Begin

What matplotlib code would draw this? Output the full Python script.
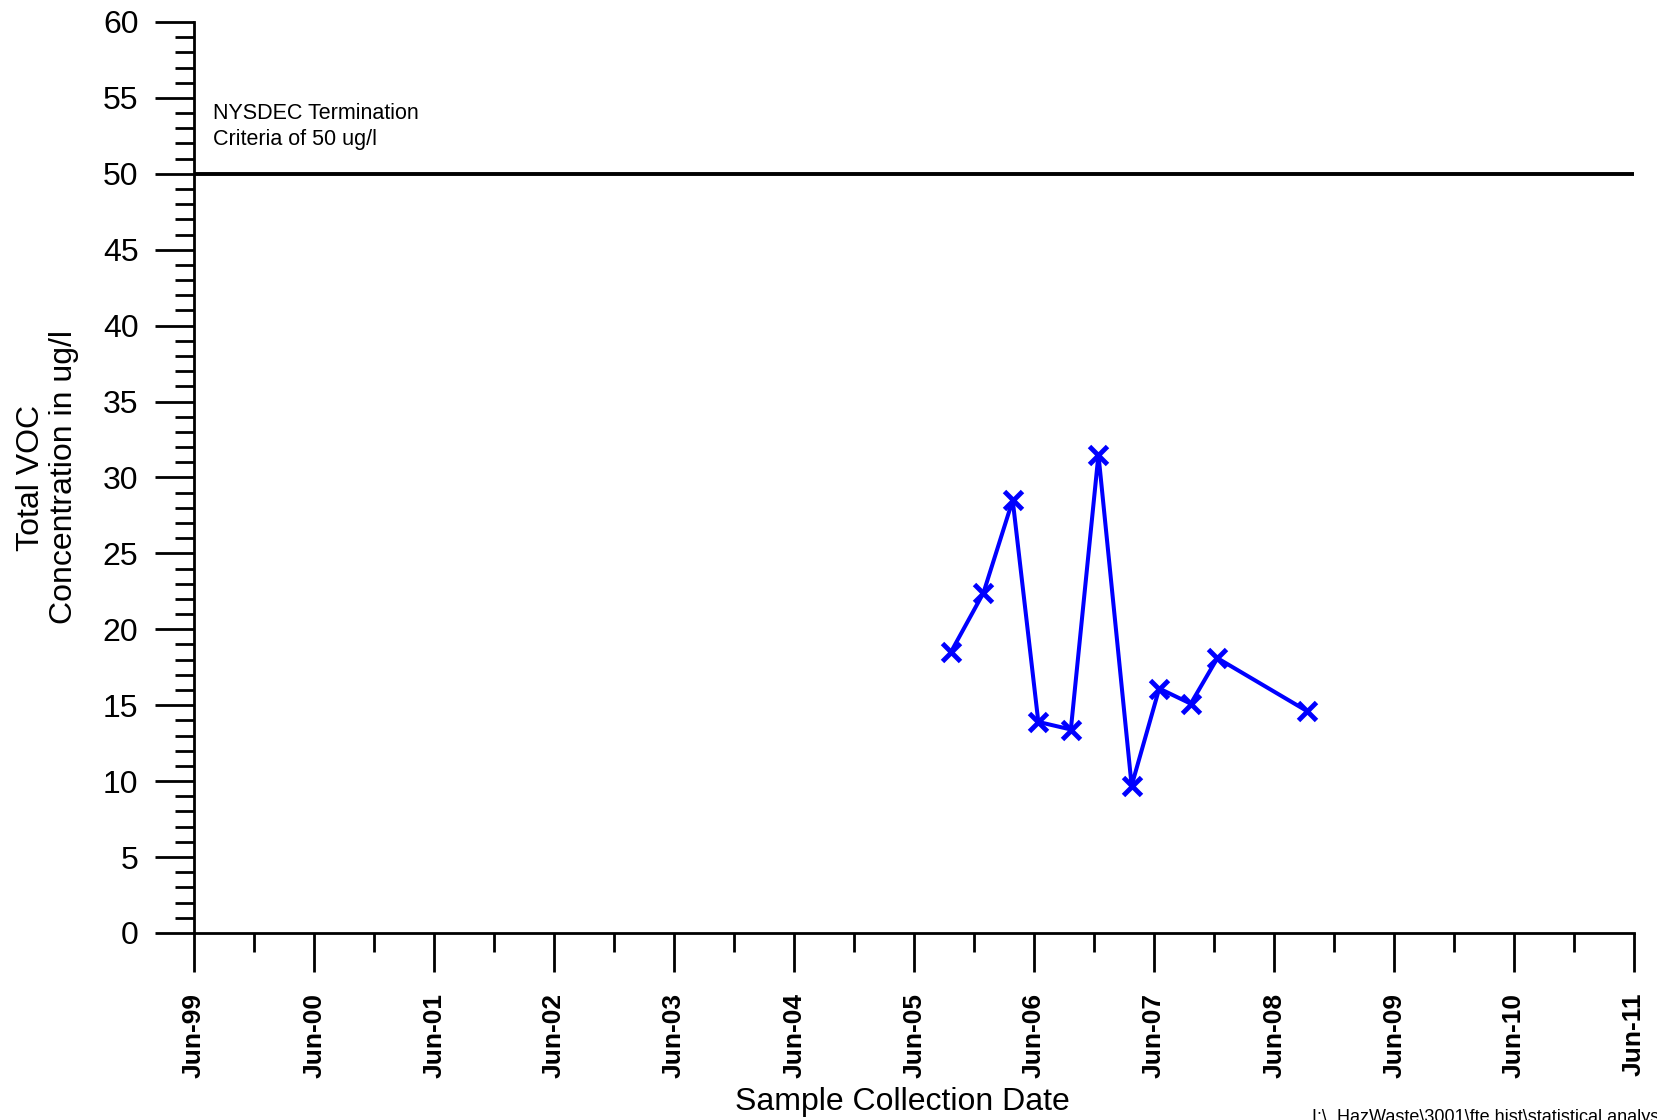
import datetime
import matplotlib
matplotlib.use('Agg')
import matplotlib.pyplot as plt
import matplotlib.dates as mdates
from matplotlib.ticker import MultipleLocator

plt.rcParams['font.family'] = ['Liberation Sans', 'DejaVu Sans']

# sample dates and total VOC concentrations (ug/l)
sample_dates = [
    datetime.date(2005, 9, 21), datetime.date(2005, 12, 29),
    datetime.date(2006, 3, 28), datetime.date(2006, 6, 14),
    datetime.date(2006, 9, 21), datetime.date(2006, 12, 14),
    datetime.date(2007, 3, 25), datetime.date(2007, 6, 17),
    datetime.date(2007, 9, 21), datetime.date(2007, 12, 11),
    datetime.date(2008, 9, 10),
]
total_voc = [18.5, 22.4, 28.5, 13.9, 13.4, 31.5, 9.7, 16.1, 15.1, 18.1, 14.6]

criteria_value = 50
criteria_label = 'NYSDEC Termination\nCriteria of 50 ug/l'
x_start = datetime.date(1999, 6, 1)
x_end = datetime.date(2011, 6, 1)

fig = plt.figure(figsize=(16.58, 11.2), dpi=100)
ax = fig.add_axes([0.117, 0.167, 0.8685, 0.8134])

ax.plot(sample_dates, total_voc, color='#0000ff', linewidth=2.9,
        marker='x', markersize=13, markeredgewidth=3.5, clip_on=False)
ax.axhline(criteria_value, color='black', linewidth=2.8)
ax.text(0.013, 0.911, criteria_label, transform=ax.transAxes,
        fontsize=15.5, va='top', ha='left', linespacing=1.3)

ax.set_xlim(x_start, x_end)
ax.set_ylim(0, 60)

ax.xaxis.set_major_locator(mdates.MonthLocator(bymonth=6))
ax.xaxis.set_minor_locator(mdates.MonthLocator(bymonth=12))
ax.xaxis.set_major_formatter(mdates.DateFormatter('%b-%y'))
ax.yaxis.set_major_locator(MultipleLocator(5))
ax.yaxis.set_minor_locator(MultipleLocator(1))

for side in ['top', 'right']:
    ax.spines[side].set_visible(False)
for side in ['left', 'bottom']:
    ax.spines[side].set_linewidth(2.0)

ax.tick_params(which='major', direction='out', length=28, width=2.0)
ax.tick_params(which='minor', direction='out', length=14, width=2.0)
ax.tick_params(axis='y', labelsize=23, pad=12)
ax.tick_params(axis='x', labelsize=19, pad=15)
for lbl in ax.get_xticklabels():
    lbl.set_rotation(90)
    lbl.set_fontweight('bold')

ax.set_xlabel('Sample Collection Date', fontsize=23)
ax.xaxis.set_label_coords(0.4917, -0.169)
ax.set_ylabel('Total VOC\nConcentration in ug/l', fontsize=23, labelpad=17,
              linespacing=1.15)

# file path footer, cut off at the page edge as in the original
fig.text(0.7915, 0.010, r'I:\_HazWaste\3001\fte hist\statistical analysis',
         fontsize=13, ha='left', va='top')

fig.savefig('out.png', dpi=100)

End

● **What the exercise asks**
Copy nothing but the lines from the top of the data down to the line containing "lbl.set_fontweight('bold')", and leave the pictures out.

● **Solved exercise**
What matplotlib code would draw this? Output the full Python script.
import datetime
import matplotlib
matplotlib.use('Agg')
import matplotlib.pyplot as plt
import matplotlib.dates as mdates
from matplotlib.ticker import MultipleLocator

plt.rcParams['font.family'] = ['Liberation Sans', 'DejaVu Sans']

# sample dates and total VOC concentrations (ug/l)
sample_dates = [
    datetime.date(2005, 9, 21), datetime.date(2005, 12, 29),
    datetime.date(2006, 3, 28), datetime.date(2006, 6, 14),
    datetime.date(2006, 9, 21), datetime.date(2006, 12, 14),
    datetime.date(2007, 3, 25), datetime.date(2007, 6, 17),
    datetime.date(2007, 9, 21), datetime.date(2007, 12, 11),
    datetime.date(2008, 9, 10),
]
total_voc = [18.5, 22.4, 28.5, 13.9, 13.4, 31.5, 9.7, 16.1, 15.1, 18.1, 14.6]

criteria_value = 50
criteria_label = 'NYSDEC Termination\nCriteria of 50 ug/l'
x_start = datetime.date(1999, 6, 1)
x_end = datetime.date(2011, 6, 1)

fig = plt.figure(figsize=(16.58, 11.2), dpi=100)
ax = fig.add_axes([0.117, 0.167, 0.8685, 0.8134])

ax.plot(sample_dates, total_voc, color='#0000ff', linewidth=2.9,
        marker='x', markersize=13, markeredgewidth=3.5, clip_on=False)
ax.axhline(criteria_value, color='black', linewidth=2.8)
ax.text(0.013, 0.911, criteria_label, transform=ax.transAxes,
        fontsize=15.5, va='top', ha='left', linespacing=1.3)

ax.set_xlim(x_start, x_end)
ax.set_ylim(0, 60)

ax.xaxis.set_major_locator(mdates.MonthLocator(bymonth=6))
ax.xaxis.set_minor_locator(mdates.MonthLocator(bymonth=12))
ax.xaxis.set_major_formatter(mdates.DateFormatter('%b-%y'))
ax.yaxis.set_major_locator(MultipleLocator(5))
ax.yaxis.set_minor_locator(MultipleLocator(1))

for side in ['top', 'right']:
    ax.spines[side].set_visible(False)
for side in ['left', 'bottom']:
    ax.spines[side].set_linewidth(2.0)

ax.tick_params(which='major', direction='out', length=28, width=2.0)
ax.tick_params(which='minor', direction='out', length=14, width=2.0)
ax.tick_params(axis='y', labelsize=23, pad=12)
ax.tick_params(axis='x', labelsize=19, pad=15)
for lbl in ax.get_xticklabels():
    lbl.set_rotation(90)
    lbl.set_fontweight('bold')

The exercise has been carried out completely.